"The Dark Knight”


"The Dark Knight”写真クレジット:Warner Bros. Pictures / Legendary Pictures

週明けのニュースで、バットマン・シリーズ "The Dark Knight" が10日間で3000万ドルを稼ぎ出して話題になっている。この手の映画はかなり食傷気味だったが、確かにこの映画は素晴らしい出来だった。
今年始めに急逝したヒース・レジャーがジョカー役で燃え尽きたらしい、という風評もあって劇場に駆けつけた人がいたかもしれないが、ただの野次馬だけでこれだけの数字は出ないだろう。確かにレジャーの演技には鬼気迫るものがあったが、それはこの映画の極上の面白さの一つに過ぎない。

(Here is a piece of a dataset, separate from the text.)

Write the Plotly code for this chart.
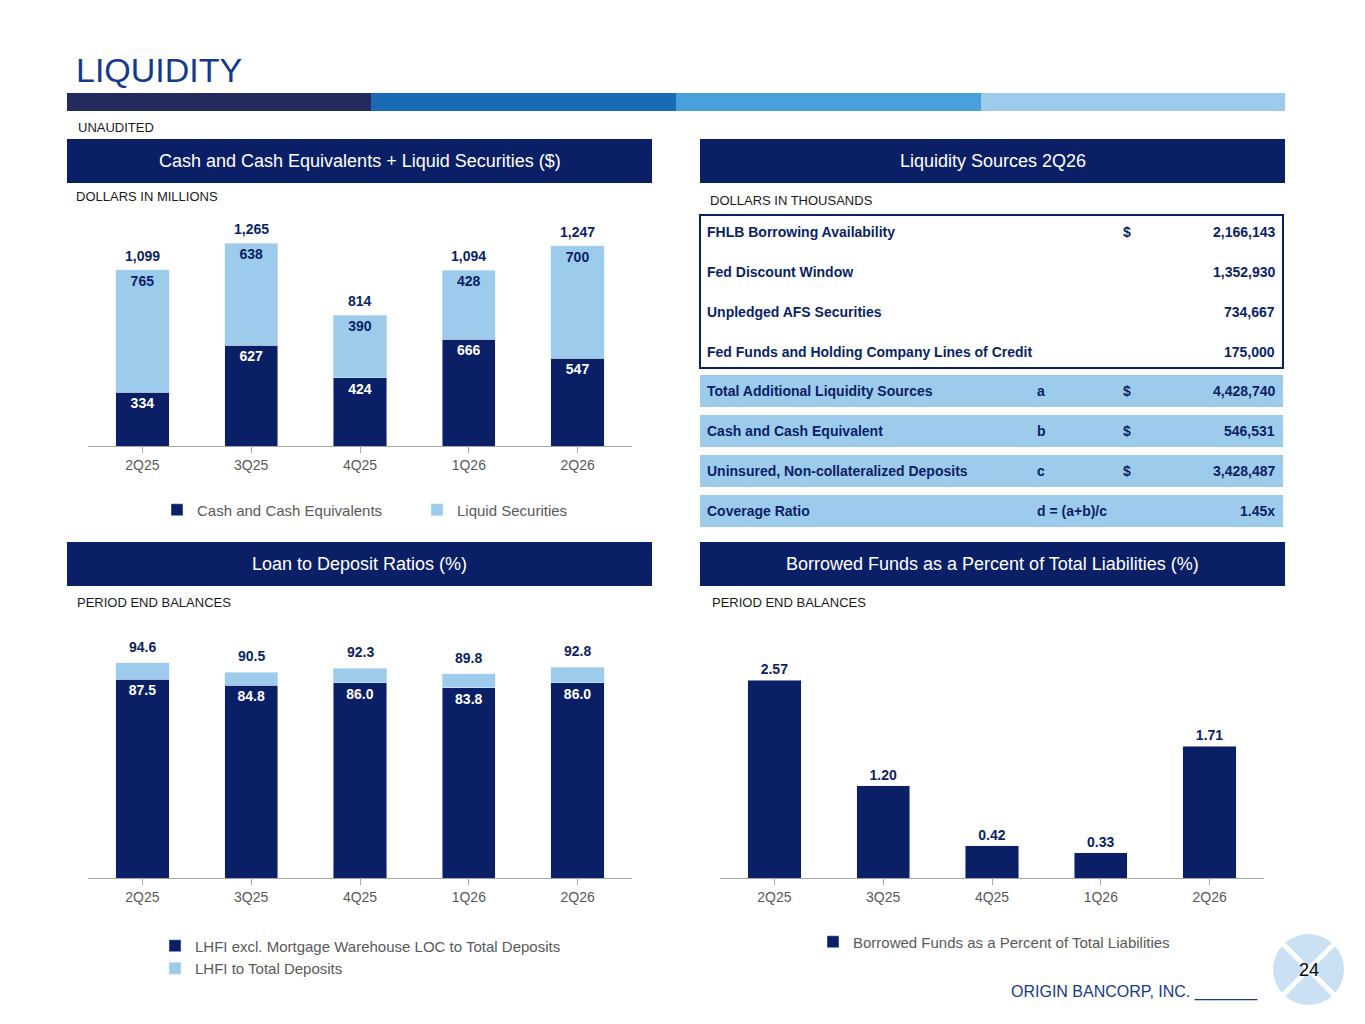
import plotly.graph_objects as go

W, H = 1365, 1024
NAVY = "#0b1f66"
LIGHT = "#9dcbeb"
GRAY = "#595959"
FONT = "Liberation Sans, Arial, sans-serif"

quarters = ["2Q25", "3Q25", "4Q25", "1Q26", "2Q26"]

# cash and liquid securities ($M)
cash_eq = [334, 627, 424, 666, 547]
liquid_sec = [765, 638, 390, 428, 700]
cash_totals = [1099, 1265, 814, 1094, 1247]

# loan to deposit ratios (%)
lhfi_excl = [87.5, 84.8, 86.0, 83.8, 86.0]
lhfi_total = [94.6, 90.5, 92.3, 89.8, 92.8]

# borrowed funds as percent of liabilities (%)
borrowed = [2.57, 1.20, 0.42, 0.33, 1.71]

# liquidity sources table
table_rows = [
    ("FHLB Borrowing Availability", "", "$", "2,166,143"),
    ("Fed Discount Window", "", "", "1,352,930"),
    ("Unpledged AFS Securities", "", "", "734,667"),
    ("Fed Funds and Holding Company Lines of Credit", "", "", "175,000"),
]
summary_rows = [
    ("Total Additional Liquidity Sources", "a", "$", "4,428,740"),
    ("Cash and Cash Equivalent", "b", "$", "546,531"),
    ("Uninsured, Non-collateralized Deposits", "c", "$", "3,428,487"),
    ("Coverage Ratio", "d = (a+b)/c", "", "1.45x"),
]


def px(x):
    return x / W


def py(y):
    return 1 - y / H


fig = go.Figure()

# chart 1: stacked cash + securities
fig.add_trace(go.Bar(
    x=quarters, y=cash_eq, name="Cash and Cash Equivalents", marker_color=NAVY,
    text=[f"<b>{v}</b>" for v in cash_eq], textposition="inside", insidetextanchor="end",
    textfont=dict(color="white", size=14, family=FONT), xaxis="x", yaxis="y",
    legend="legend", width=0.49,
))
fig.add_trace(go.Bar(
    x=quarters, y=liquid_sec, name="Liquid Securities", marker_color=LIGHT,
    text=[f"<b>{v}</b>" for v in liquid_sec], textposition="inside", insidetextanchor="end",
    textfont=dict(color=NAVY, size=14, family=FONT), xaxis="x", yaxis="y",
    legend="legend", width=0.49,
))
for q, t in zip(quarters, cash_totals):
    fig.add_annotation(x=q, y=t, xref="x", yref="y", text=f"<b>{t:,}</b>", showarrow=False,
                       yanchor="bottom", yshift=4, font=dict(color=NAVY, size=14))

# chart 3: loan to deposit
fig.add_trace(go.Bar(
    x=quarters, y=lhfi_excl, name="LHFI excl. Mortgage Warehouse LOC to Total Deposits",
    marker_color=NAVY, text=[f"<b>{v:.1f}</b>" for v in lhfi_excl], textposition="inside",
    insidetextanchor="end", textfont=dict(color="white", size=14, family=FONT),
    xaxis="x2", yaxis="y2", legend="legend2", width=0.49,
))
fig.add_trace(go.Bar(
    x=quarters, y=[t - e for t, e in zip(lhfi_total, lhfi_excl)], name="LHFI to Total Deposits",
    marker_color=LIGHT, xaxis="x2", yaxis="y2", legend="legend2", width=0.49,
))
for q, t in zip(quarters, lhfi_total):
    fig.add_annotation(x=q, y=t, xref="x2", yref="y2", text=f"<b>{t:.1f}</b>", showarrow=False,
                       yanchor="bottom", yshift=6, font=dict(color=NAVY, size=14))

# chart 4: borrowed funds
fig.add_trace(go.Bar(
    x=quarters, y=borrowed, name="Borrowed Funds as a Percent of Total Liabilities",
    marker_color=NAVY, text=[f"<b>{v:.2f}</b>" for v in borrowed], textposition="outside",
    textfont=dict(color=NAVY, size=14, family=FONT), cliponaxis=False,
    xaxis="x3", yaxis="y3", legend="legend3", width=0.49,
))

xax = dict(showgrid=False, showline=True, linecolor="#a6a6a6", ticks="outside",
           tickcolor="#a6a6a6", ticklen=6, tickfont=dict(color=GRAY, size=14), fixedrange=True)
yax = dict(visible=False, fixedrange=True)

legend_common = dict(orientation="h", font=dict(color=GRAY, size=15), bgcolor="rgba(0,0,0,0)",
                     itemwidth=30, xanchor="left", yanchor="middle", traceorder="normal")

fig.update_layout(
    width=W, height=H, margin=dict(l=0, r=0, t=0, b=0),
    paper_bgcolor="white", plot_bgcolor="white", font=dict(family=FONT),
    barmode="stack", bargap=0.5,
    xaxis=dict(xax, domain=[px(88), px(632)], anchor="y"),
    yaxis=dict(yax, domain=[py(446), py(200)], range=[0, 1533]),
    xaxis2=dict(xax, domain=[px(88), px(632)], anchor="y2"),
    yaxis2=dict(yax, domain=[py(878), py(620)], range=[0, 113.5]),
    xaxis3=dict(xax, domain=[px(720), px(1264)], anchor="y3"),
    yaxis3=dict(yax, domain=[py(878), py(620)], range=[0, 3.35]),
    legend=dict(legend_common, x=px(157), y=py(510), entrywidth=215),
    legend2=dict(legend_common, x=px(155), y=py(957), orientation="v", tracegroupgap=0),
    legend3=dict(legend_common, x=px(813), y=py(942)),
)

shapes = []
annots = []

# top stripe
for x0, x1, c in [(67, 371, "#232a5c"), (371, 676, "#1a6bb5"), (676, 981, "#4aa0da"), (981, 1285, "#9ccbeb")]:
    shapes.append(dict(type="rect", xref="paper", yref="paper", x0=px(x0), x1=px(x1),
                       y0=py(111), y1=py(93), fillcolor=c, line_width=0, layer="below"))

annots.append(dict(x=px(74), y=py(70), text="LIQUIDITY", font=dict(size=34, color="#153a8c")))
annots.append(dict(x=px(76), y=py(127), text="UNAUDITED", font=dict(size=13, color="#1a1a1a")))

# section headers
for x0, x1, y0, y1, txt in [
    (67, 652, 139, 183, "Cash and Cash Equivalents + Liquid Securities ($)"),
    (700, 1285, 139, 183, "Liquidity Sources 2Q26"),
    (67, 652, 542, 586, "Loan to Deposit Ratios (%)"),
    (700, 1285, 542, 586, "Borrowed Funds as a Percent of Total Liabilities (%)"),
]:
    shapes.append(dict(type="rect", xref="paper", yref="paper", x0=px(x0), x1=px(x1),
                       y0=py(y1), y1=py(y0), fillcolor=NAVY, line_width=0, layer="below"))
    annots.append(dict(x=px((x0 + x1) / 2), y=py((y0 + y1) / 2), text=txt, xanchor="center",
                       font=dict(size=18, color="white")))

for x, y, txt in [(74, 196, "DOLLARS IN MILLIONS"), (708, 200, "DOLLARS IN THOUSANDS"),
                  (75, 602, "PERIOD END BALANCES"), (710, 602, "PERIOD END BALANCES")]:
    annots.append(dict(x=px(x), y=py(y), text=txt, font=dict(size=13, color="#1a1a1a")))

# table
shapes.append(dict(type="rect", xref="paper", yref="paper", x0=px(700), x1=px(1283),
                   y0=py(368), y1=py(215), line=dict(color=NAVY, width=2), layer="below"))


def table_row(y, row):
    label, letter, dollar, value = row
    f = dict(size=14, color=NAVY)
    annots.append(dict(x=px(705), y=py(y), text=f"<b>{label}</b>", font=f))
    if letter:
        annots.append(dict(x=px(1035), y=py(y), text=f"<b>{letter}</b>", font=f))
    if dollar:
        annots.append(dict(x=px(1121), y=py(y), text=f"<b>{dollar}</b>", font=f))
    annots.append(dict(x=px(1277), y=py(y), text=f"<b>{value}</b>", font=f, xanchor="right"))


for i, row in enumerate(table_rows):
    table_row(232 + 40 * i, row)
for i, row in enumerate(summary_rows):
    y0 = 375 + 40 * i
    shapes.append(dict(type="rect", xref="paper", yref="paper", x0=px(700), x1=px(1283),
                       y0=py(y0 + 32), y1=py(y0), fillcolor=LIGHT, line_width=0, layer="below"))
    table_row(y0 + 16, row)

# footer
annots.append(dict(x=px(1009), y=py(992), text="ORIGIN BANCORP, INC. _______",
                   font=dict(size=16, color="#153a8c")))
shapes.append(dict(type="circle", xref="paper", yref="paper", x0=px(1273), x1=px(1344),
                   y0=py(1005), y1=py(934), fillcolor="#c9e1f3", line_width=0, layer="below"))
for x0, y0, x1, y1 in [(1283, 944, 1334, 995), (1283, 995, 1334, 944)]:
    shapes.append(dict(type="line", xref="paper", yref="paper", x0=px(x0), x1=px(x1),
                       y0=py(y0), y1=py(y1), line=dict(color="white", width=5), layer="below"))
annots.append(dict(x=px(1309), y=py(970), text="24", xanchor="center", font=dict(size=18, color="black")))

for a in annots:
    a.setdefault("xref", "paper")
    a.setdefault("yref", "paper")
    a.setdefault("showarrow", False)
    a.setdefault("xanchor", "left")
    a.setdefault("yanchor", "middle")
    fig.add_annotation(**a)
for s in shapes:
    fig.add_shape(**s)

fig.write_html("out.html", config={"displayModeBar": False},
               post_script="document.body.style.margin='0';document.body.style.overflow='hidden';")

上映時間2時間32分という長丁場を、それだけの時間を使って語るべき物語があった、というのがこの映画の成功の理由だと思う。当たり前のようだが、ヒーローもので語るべき物語があるというのは、実はまれなことだ。

旧スーパーマン、スバイダーマン、Xマンなど続編も3作目になるとさすがにタネも尽き、語るべきことが何もない。数ヶ月前に公開され大ヒットした”Iron Man"を観た時は、始めの15分で誰が隠れた悪玉で、話がどう展開するか簡単に見当がついてしまった。

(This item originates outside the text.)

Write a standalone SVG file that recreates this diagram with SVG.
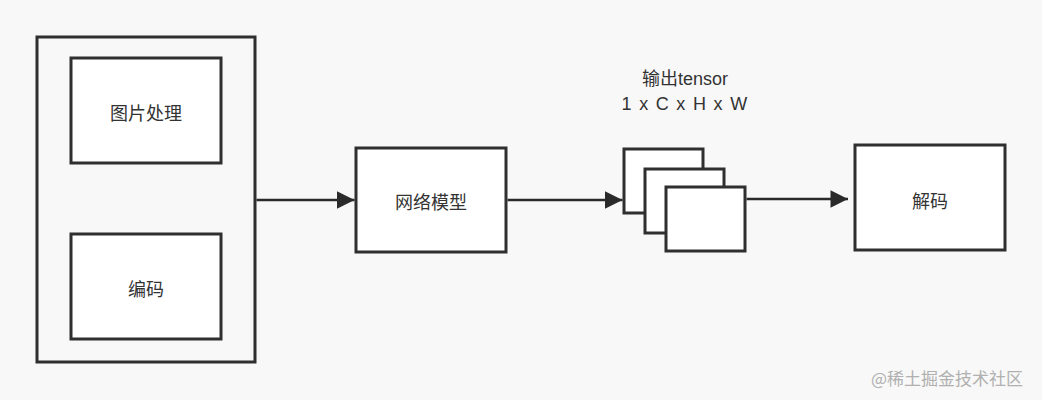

その分かり切った話を、派手な爆破や車の転倒の特撮、コンピューターの画面変化などで時間稼ぎしつつ見せていく。特徴は分かりやすい物語と類型化された登場人物。原作がコミックだから話がつまらなくも良い思っているのか、どれを観ても同じ。感想は「でも特撮はスゴかった」位ではないか。

これではダメだろう、というところから出発しているのがこの映画だ。前述の問題点をすべてクリアし、二つの顔を持つ主人公(クリスチャン・ベール)が、餓鬼のごとく禍々(まがまが)しい悪の出現で、精神的社会的に追い詰められて行く様子を描いている。

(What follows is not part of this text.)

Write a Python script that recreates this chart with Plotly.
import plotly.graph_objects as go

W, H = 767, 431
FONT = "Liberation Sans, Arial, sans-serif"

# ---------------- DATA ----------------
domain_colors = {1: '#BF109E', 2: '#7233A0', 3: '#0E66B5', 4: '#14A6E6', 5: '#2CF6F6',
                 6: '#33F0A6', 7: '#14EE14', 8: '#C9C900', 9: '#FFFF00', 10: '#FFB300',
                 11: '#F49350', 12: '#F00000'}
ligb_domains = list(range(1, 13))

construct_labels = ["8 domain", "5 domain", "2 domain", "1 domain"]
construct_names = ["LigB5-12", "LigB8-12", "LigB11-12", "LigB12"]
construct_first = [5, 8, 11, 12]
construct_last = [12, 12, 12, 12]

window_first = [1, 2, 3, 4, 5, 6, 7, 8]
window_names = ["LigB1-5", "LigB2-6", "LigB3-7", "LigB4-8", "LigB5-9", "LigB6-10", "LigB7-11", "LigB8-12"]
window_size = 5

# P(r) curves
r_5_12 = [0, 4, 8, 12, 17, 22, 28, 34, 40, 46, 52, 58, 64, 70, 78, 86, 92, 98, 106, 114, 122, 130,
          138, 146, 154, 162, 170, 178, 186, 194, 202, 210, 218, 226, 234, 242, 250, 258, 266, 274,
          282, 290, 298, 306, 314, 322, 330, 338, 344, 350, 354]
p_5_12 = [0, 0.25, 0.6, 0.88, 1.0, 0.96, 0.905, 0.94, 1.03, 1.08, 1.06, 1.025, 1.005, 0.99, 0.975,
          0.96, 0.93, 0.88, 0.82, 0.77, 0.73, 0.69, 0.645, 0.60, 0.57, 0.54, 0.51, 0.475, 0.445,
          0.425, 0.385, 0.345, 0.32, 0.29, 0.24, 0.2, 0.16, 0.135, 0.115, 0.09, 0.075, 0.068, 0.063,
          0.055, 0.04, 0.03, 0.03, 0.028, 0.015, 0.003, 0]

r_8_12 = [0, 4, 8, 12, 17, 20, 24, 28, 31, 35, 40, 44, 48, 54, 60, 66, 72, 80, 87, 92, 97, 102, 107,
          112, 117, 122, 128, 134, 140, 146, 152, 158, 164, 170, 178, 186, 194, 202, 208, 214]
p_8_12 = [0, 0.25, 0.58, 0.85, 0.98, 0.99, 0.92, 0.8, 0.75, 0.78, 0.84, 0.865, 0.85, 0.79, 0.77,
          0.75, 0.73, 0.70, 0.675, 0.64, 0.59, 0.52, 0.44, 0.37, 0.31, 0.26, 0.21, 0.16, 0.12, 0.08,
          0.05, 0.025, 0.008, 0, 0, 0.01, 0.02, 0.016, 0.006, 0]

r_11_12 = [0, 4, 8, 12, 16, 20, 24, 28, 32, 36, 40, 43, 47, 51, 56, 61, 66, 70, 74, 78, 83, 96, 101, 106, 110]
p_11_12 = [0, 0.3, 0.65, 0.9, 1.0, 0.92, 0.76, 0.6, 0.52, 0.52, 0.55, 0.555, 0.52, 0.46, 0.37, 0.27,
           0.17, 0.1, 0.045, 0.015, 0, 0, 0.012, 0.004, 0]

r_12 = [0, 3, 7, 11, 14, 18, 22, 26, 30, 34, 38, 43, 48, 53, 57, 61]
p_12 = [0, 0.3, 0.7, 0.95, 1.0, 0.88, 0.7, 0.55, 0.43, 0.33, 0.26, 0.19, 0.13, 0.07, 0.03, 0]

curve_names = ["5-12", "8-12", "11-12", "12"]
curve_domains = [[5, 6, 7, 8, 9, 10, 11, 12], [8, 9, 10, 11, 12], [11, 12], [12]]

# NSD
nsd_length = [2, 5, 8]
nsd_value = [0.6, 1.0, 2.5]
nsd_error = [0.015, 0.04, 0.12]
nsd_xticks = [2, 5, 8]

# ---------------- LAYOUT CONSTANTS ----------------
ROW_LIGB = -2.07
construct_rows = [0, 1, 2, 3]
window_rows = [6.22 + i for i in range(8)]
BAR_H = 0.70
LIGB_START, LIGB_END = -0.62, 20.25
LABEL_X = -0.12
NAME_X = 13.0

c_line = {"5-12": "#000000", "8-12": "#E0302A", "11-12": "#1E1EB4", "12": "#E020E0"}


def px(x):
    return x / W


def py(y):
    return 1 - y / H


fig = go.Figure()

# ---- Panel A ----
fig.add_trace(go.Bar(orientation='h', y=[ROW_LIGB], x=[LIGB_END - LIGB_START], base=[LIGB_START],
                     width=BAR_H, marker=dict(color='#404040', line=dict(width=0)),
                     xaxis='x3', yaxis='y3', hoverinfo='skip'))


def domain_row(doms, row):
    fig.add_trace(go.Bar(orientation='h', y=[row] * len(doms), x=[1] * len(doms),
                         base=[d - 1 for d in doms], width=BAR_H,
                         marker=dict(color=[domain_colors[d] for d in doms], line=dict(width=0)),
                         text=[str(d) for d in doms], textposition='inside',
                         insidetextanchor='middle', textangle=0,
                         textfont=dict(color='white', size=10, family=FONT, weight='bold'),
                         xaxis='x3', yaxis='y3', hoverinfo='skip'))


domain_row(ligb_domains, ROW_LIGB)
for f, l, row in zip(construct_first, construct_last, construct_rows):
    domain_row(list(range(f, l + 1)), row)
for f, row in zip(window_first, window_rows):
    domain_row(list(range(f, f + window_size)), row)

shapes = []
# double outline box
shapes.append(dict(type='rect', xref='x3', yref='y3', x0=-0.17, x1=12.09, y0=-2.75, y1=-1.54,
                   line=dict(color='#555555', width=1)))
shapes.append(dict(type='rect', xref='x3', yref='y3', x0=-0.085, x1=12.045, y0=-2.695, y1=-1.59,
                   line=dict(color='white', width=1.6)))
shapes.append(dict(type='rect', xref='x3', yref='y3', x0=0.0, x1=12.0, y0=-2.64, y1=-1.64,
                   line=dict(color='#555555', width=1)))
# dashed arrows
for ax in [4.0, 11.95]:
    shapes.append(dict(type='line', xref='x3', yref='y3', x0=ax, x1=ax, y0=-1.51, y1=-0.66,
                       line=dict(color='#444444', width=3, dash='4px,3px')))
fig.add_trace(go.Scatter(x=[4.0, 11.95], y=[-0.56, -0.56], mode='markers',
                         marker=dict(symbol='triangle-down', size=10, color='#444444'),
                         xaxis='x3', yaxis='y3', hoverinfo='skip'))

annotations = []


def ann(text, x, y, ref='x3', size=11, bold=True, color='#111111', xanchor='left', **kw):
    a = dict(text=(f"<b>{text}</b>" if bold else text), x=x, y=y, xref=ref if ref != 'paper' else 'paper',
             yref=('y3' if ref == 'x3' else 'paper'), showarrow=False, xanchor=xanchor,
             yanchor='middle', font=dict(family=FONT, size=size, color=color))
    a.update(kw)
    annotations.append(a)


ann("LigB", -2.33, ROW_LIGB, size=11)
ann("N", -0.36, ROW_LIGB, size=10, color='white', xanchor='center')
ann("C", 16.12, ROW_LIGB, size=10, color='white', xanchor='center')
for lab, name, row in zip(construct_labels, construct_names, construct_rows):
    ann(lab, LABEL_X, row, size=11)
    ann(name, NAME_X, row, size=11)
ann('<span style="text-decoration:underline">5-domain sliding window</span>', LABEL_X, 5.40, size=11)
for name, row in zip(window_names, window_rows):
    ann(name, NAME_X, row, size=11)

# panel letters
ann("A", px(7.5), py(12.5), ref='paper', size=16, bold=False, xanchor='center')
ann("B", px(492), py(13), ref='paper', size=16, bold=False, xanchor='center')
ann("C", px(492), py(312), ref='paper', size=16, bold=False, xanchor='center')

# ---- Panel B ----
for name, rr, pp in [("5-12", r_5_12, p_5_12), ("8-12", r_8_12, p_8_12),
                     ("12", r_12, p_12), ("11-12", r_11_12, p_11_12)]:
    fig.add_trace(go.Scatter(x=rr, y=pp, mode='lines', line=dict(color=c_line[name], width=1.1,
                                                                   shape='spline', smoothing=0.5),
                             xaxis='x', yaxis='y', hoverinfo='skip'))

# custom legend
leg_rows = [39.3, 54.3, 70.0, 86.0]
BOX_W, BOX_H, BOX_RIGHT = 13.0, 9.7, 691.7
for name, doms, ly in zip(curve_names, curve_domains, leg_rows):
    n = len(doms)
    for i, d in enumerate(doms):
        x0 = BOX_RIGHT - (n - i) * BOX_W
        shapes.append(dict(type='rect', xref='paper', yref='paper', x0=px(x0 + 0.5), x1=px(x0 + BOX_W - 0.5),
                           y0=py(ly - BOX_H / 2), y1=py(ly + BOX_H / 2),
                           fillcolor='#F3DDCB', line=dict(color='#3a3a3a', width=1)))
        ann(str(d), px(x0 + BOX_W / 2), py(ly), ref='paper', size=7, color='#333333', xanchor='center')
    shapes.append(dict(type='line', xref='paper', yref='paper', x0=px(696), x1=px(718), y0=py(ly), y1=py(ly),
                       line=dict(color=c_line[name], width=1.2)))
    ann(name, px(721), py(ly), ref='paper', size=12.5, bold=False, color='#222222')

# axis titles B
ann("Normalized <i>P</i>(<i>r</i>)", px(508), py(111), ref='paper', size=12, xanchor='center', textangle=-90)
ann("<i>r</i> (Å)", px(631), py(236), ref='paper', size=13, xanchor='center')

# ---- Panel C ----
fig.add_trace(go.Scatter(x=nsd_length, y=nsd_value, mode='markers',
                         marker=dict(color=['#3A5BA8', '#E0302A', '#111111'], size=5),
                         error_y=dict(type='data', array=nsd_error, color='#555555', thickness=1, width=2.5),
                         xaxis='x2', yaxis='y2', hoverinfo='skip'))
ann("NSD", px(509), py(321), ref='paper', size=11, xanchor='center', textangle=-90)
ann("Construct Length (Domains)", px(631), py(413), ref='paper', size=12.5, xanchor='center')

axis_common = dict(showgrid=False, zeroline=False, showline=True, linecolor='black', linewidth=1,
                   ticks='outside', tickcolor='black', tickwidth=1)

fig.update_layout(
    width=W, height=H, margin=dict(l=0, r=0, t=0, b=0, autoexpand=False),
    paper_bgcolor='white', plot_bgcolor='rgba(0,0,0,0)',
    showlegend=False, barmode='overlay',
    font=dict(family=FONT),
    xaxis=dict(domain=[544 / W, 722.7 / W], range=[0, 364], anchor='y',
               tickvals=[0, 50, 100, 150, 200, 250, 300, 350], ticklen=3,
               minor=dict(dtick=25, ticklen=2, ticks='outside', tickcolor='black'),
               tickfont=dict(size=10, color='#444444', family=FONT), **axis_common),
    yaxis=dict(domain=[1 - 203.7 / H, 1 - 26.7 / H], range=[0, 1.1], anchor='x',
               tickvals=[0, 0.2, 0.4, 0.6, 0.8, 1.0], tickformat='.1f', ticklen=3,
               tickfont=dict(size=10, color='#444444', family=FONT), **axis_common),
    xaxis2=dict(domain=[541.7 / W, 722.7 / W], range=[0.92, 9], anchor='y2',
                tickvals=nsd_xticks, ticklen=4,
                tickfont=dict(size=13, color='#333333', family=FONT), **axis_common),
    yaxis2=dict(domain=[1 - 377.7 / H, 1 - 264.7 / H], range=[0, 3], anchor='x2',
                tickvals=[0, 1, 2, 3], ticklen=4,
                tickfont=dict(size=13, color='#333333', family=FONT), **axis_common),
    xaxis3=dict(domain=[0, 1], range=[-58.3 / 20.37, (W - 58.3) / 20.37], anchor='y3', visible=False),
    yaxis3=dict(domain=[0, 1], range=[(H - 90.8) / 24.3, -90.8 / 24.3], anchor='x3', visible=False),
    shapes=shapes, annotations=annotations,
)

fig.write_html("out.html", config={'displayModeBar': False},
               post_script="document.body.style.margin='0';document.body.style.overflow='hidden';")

これまでのヒーローものではあり得ない展開や、観客自身にも問いかけてくる緊迫した状況設定など、複雑に迷走する物語が緻密に積み重ねられていく。ともかくも凄いと感心したのは、マントを着て空を飛ぶ男を主人公に、伝統的なフィルム・ノアールを作ってしまったこと。
"The Departed" にバットマンが出てくるようなもので、コミックの荒唐無稽をなめらかに犯罪映画にブレンドした手腕は見事としか言いようがない。集客力のために単純化/劣化されてきたジャンルにまったく新たな命を吹き込んだ最高作と言える。

監督は、物語を最後から語るという超ユニークな "Memento"(00年)でブレイクしたクリストファー・ノーラン。弟のジョナサンとの共同脚本だ。

脇を固めた俳優たちもマギー・ギレンホールアーロン・エッカートゲイリー・オールドマンマイケル・ケインモーガン・フリーマンと豪華で、みな好演している。

現在ベイエリア各地内のシネコンで上映中。